Wednesday, October 15, 2008

C++ Coding Standard: Other Stylistic Issues

I can't believe it! The last section of the C++ coding standard. Mostly these are issues of clarity, readability, or grep-ability.
  • 12.1. Mark 64-bit constants "LL" or "ULL", e.g. 0xffffffffffffffffULL.
  • 12.2. Mark 32-bit constants >= 0x80000000 "U", e.g. 0xffffffffU.
  • 12.3. Use C++-style typecasts instead of C-style typecasts.
  • 12.4. A source file must not include tab characters (only spaces).
  • 12.5. Lines must contain no more than 80 characters, including the (invisible) newline character at the end.
  • 12.6. A source line must not contain two statements.
  • 12.7. Use 2 spaces per level of indentation.
  • 12.8. Indent the body of a compound statement ("if", "while", etc.) one level more than the head of the statement.
  • 12.9. An "else" must have the same indentation as its "if".
  • 12.10. Two statements in a sequence must have the same indentation.
  • 12.11. A comment is indented the same as the statement following it.
  • 12.12. No character must appear to the right of a brace ("{" or "}").
  • 12.13. A closing right brace must be indented to the same level as the line containing its corresponding left brace.
  • 12.14. There must be no space between the function name and the left parenthesis of a function call (e.g. "printf(...)").
  • 12.15. There must be a space between a keyword and a left parenthesis (e.g. "if (x != NULL)").
  • 12.16. Do not use C-style comments (except for documentation comments).
  • 12.17. Do not comment out or "#if 0" dead code.

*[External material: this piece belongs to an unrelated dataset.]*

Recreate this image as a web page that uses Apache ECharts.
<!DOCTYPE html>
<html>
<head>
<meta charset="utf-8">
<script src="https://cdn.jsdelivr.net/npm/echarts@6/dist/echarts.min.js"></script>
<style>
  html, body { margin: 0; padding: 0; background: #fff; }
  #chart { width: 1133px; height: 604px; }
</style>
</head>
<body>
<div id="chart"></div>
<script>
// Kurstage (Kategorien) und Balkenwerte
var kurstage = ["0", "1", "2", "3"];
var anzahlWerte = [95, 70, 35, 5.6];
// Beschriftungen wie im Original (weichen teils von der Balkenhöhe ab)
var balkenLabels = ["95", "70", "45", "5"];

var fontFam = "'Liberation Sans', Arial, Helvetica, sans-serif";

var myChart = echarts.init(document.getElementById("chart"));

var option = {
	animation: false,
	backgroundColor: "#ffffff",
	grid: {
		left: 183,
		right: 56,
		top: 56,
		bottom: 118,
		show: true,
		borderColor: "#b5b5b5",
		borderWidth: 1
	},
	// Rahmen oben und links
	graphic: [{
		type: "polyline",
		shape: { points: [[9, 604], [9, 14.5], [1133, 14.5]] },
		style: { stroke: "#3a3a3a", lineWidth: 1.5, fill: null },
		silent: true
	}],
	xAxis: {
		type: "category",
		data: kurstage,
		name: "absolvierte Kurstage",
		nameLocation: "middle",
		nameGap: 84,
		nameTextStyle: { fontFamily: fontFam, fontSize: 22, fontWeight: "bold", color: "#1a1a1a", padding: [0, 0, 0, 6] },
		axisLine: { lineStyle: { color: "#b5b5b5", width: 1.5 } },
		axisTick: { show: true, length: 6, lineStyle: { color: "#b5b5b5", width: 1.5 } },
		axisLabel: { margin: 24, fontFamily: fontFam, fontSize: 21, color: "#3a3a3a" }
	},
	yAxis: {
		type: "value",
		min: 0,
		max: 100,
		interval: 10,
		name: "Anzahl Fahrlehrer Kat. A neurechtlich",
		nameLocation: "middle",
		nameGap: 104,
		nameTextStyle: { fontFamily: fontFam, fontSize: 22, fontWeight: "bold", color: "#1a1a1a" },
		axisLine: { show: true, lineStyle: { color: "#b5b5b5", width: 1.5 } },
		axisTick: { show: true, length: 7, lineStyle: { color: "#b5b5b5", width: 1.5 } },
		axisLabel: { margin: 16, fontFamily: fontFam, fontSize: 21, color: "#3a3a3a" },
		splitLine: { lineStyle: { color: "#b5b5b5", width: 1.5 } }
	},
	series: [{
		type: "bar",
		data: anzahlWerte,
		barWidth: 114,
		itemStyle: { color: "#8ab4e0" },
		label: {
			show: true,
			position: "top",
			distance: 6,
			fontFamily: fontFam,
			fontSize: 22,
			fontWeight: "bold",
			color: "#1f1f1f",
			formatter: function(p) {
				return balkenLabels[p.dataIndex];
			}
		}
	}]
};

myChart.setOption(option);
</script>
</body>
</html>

Remove it.
  • 12.18. Do not use external include guards.
Everyone has an opinion about where the braces go on if, while, etc. I try to avoid religious battles like that, and allow you to put the opening brace on the same line or the next line, as you wish. However, 12.12 does prohibit the despicable Tcl style of "} else {". Code is much more readable if the else lines up with the if. The same reasoning leads to 12.13: line up the closing brace with the line that opened it. This works no matter where you put the opening brace.

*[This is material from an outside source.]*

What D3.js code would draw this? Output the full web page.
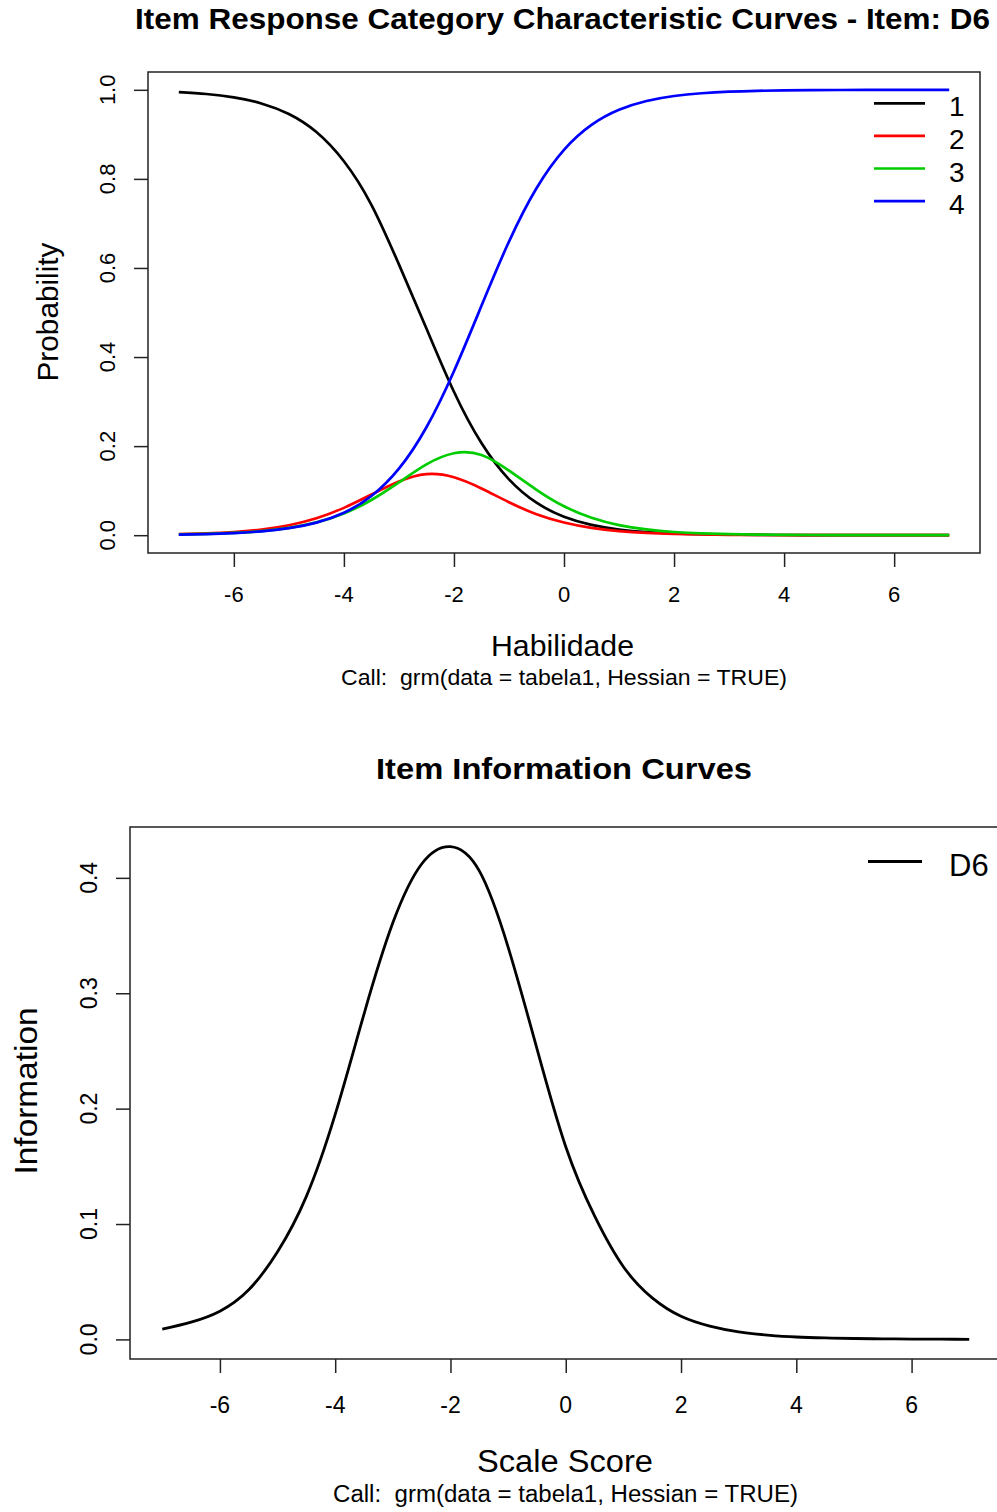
<!DOCTYPE html>
<html>
<head>
<meta charset="utf-8">
<script src="https://d3js.org/d3.v7.min.js"></script>
<style>
body { margin: 0; background: #fff; }
text { font-family: "Liberation Sans", Arial, sans-serif; fill: #000; white-space: pre; }
</style>
</head>
<body>
<svg width="997" height="1512"></svg>
<script>
// ability grid (read every half unit)
var theta = [-7,-6.5,-6,-5.5,-5,-4.5,-4,-3.5,-3,-2.5,-2,-1.5,-1,-0.5,0,0.5,1,1.5,2,2.5,3,3.5,4,4.5,5,5.5,6,6.5,7];

// category response curves, item D6
var cat1 = [0.9948,0.9906,0.9830,0.9694,0.9456,0.9052,0.8397,0.7419,0.6080,0.4641,0.3221,0.2068,0.1252,0.0729,0.0413,0.0231,0.0128,0.0071,0.0039,0.0021,0.0012,0.0006,0.0004,0.0002,0.0001,0.0001,0,0,0];
var cat2 = [0.0022,0.0040,0.0072,0.0127,0.0223,0.0379,0.0613,0.0912,0.1205,0.1370,0.1300,0.1049,0.0739,0.0471,0.0284,0.0164,0.0092,0.0051,0.0029,0.0016,0.0009,0.0005,0.0003,0.0001,0.0001,0,0,0,0];
var cat3 = [0.0016,0.0028,0.0051,0.0092,0.0164,0.0287,0.0488,0.0790,0.1185,0.1590,0.1840,0.1800,0.1450,0.1020,0.0650,0.0392,0.0227,0.0129,0.0072,0.0040,0.0022,0.0012,0.0007,0.0004,0.0002,0.0001,0.0001,0,0];
var cat4 = [0.0014,0.0026,0.0048,0.0087,0.0157,0.0282,0.0502,0.0879,0.1493,0.2423,0.3682,0.5150,0.6592,0.7790,0.8653,0.9213,0.9552,0.9749,0.9861,0.9923,0.9958,0.9977,0.9987,0.9993,0.9996,0.9998,0.9999,0.9999,1.0000];

// item information, D6
var info = [0.0089,0.0150,0.0245,0.0430,0.0760,0.1240,0.1950,0.2820,0.3610,0.4120,0.4270,0.4060,0.3400,0.2520,0.1670,0.1070,0.0630,0.0360,0.0200,0.0115,0.0065,0.0038,0.0021,0.0013,0.0008,0.0005,0.0003,0.0002,0.0001];

var catNames = ['1', '2', '3', '4'];
var catColors = ['#000000', '#ff0000', '#00cd00', '#0000ff'];
var xTicks = [-6, -4, -2, 0, 2, 4, 6];
var probTicks = [0, 0.2, 0.4, 0.6, 0.8, 1.0];
var infoTicks = [0, 0.1, 0.2, 0.3, 0.4];

var svg = d3.select('svg');

// R style 4% extension of the data range
function rExtent(vals) {
    var e = d3.extent(vals), pad = (e[1] - e[0]) * 0.04;
    return [e[0] - pad, e[1] + pad];
}

function addText(g, txt, x, y, size, opts) {
    opts = opts || {};
    var t = g.append('text')
        .attr('transform', 'translate(' + x + ',' + y + ')' + (opts.rotate ? ' rotate(-90)' : ''))
        .attr('text-anchor', opts.anchor || 'middle')
        .attr('xml:space', 'preserve')
        .style('font-size', size + 'px')
        .style('font-weight', opts.bold ? 'bold' : 'normal')
        .text(txt);
    if (opts.len) t.attr('textLength', opts.len).attr('lengthAdjust', 'spacingAndGlyphs');
    return t;
}

function drawPanel(cfg) {
    var g = svg.append('g');
    var x = d3.scaleLinear().domain(rExtent(theta)).range([cfg.left, cfg.right]);
    var y = d3.scaleLinear().domain(rExtent(d3.merge(cfg.series))).range([cfg.bottom, cfg.top]);

    var line = d3.line()
        .x(function(d, i) { return x(theta[i]); })
        .y(function(d) { return y(d); })
        .curve(d3.curveNatural);

    cfg.series.forEach(function(s, i) {
        g.append('path')
            .attr('d', line(s))
            .attr('fill', 'none')
            .attr('stroke', cfg.colors[i])
            .attr('stroke-width', cfg.lw)
            .attr('stroke-linejoin', 'round');
    });

    // x axis
    var xa = g.append('g')
        .attr('transform', 'translate(0,' + cfg.bottom + ')')
        .call(d3.axisBottom(x).tickValues(xTicks).tickSize(cfg.tick).tickFormat(''));
    xa.select('.domain').remove();
    xa.selectAll('line').attr('stroke', '#222').attr('stroke-width', 1.5);
    xTicks.forEach(function(v) {
        addText(g, String(v), x(v), cfg.xLabBase, cfg.tickFont);
    });

    // y axis
    var ya = g.append('g')
        .attr('transform', 'translate(' + cfg.left + ',0)')
        .call(d3.axisLeft(y).tickValues(cfg.yTicks).tickSize(cfg.tick).tickFormat(''));
    ya.select('.domain').remove();
    ya.selectAll('line').attr('stroke', '#222').attr('stroke-width', 1.5);
    cfg.yTicks.forEach(function(v) {
        addText(g, d3.format('.1f')(v), cfg.yLabBase, y(v), cfg.tickFont, {rotate: true});
    });

    // plot box
    g.append('rect')
        .attr('x', cfg.left).attr('y', cfg.top)
        .attr('width', cfg.right - cfg.left).attr('height', cfg.bottom - cfg.top)
        .attr('fill', 'none').attr('stroke', '#222').attr('stroke-width', 1.5);

    // legend
    cfg.names.forEach(function(n, i) {
        var ly = cfg.legY + i * 32.6;
        g.append('line')
            .attr('x1', cfg.legX1).attr('x2', cfg.legX2)
            .attr('y1', ly).attr('y2', ly)
            .attr('stroke', cfg.colors[i]).attr('stroke-width', cfg.lw);
        addText(g, n, cfg.legTextX, ly + cfg.legDy, cfg.legFont, {anchor: 'start'});
    });

    // titles
    addText(g, cfg.title, cfg.titleX, cfg.titleY, cfg.titleFont, {bold: true, len: cfg.titleLen});
    addText(g, cfg.xlab, cfg.xlabX, cfg.xlabY, cfg.labFont, {len: cfg.xlabLen});
    addText(g, cfg.ylab, cfg.ylabX, cfg.ylabY, cfg.labFont, {rotate: true, len: cfg.ylabLen});
    addText(g, 'Call:  grm(data = tabela1, Hessian = TRUE)', cfg.callX, cfg.callY, cfg.callFont, {len: cfg.callLen});
}

drawPanel({
    series: [cat1, cat2, cat3, cat4], colors: catColors, names: catNames, yTicks: probTicks,
    left: 148, right: 980, top: 72, bottom: 553, lw: 2.7, tick: 14,
    tickFont: 22, xLabBase: 601.5, yLabBase: 115,
    legX1: 874, legX2: 925, legY: 103.3, legTextX: 949, legDy: 13, legFont: 28,
    title: 'Item Response Category Characteristic Curves - Item: D6', titleX: 562.5, titleY: 29, titleFont: 29, titleLen: 855,
    xlab: 'Habilidade', xlabX: 562.5, xlabY: 656, xlabLen: 143,
    ylab: 'Probability', ylabX: 58, ylabY: 312, ylabLen: 139, labFont: 29,
    callX: 564, callY: 685, callFont: 22, callLen: 446
});

drawPanel({
    series: [info], colors: ['#000000'], names: ['D6'], yTicks: infoTicks,
    left: 130, right: 1001.5, top: 827, bottom: 1359, lw: 2.8, tick: 14,
    tickFont: 23, xLabBase: 1413, yLabBase: 97,
    legX1: 868, legX2: 922, legY: 861.5, legTextX: 949, legDy: 14.5, legFont: 31,
    title: 'Item Information Curves', titleX: 564, titleY: 779, titleFont: 30, titleLen: 376,
    xlab: 'Scale Score', xlabX: 565, xlabY: 1472, xlabLen: 176,
    ylab: 'Information', ylabX: 37, ylabY: 1091, ylabLen: 167, labFont: 31,
    callX: 565.5, callY: 1502, callFont: 23, callLen: 465
});
</script>
</body>
</html>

Of course 12.7 can be tailored to suit your needs: I chose 2 because I think less is more when it comes to indentation. However, 12.4 is absolute. Tabs mess everything up.

Although this section is mostly about style, there is a practical reason for 12.6. The effectiveness of measuring line coverage is diminished if there can be more than one statement per line.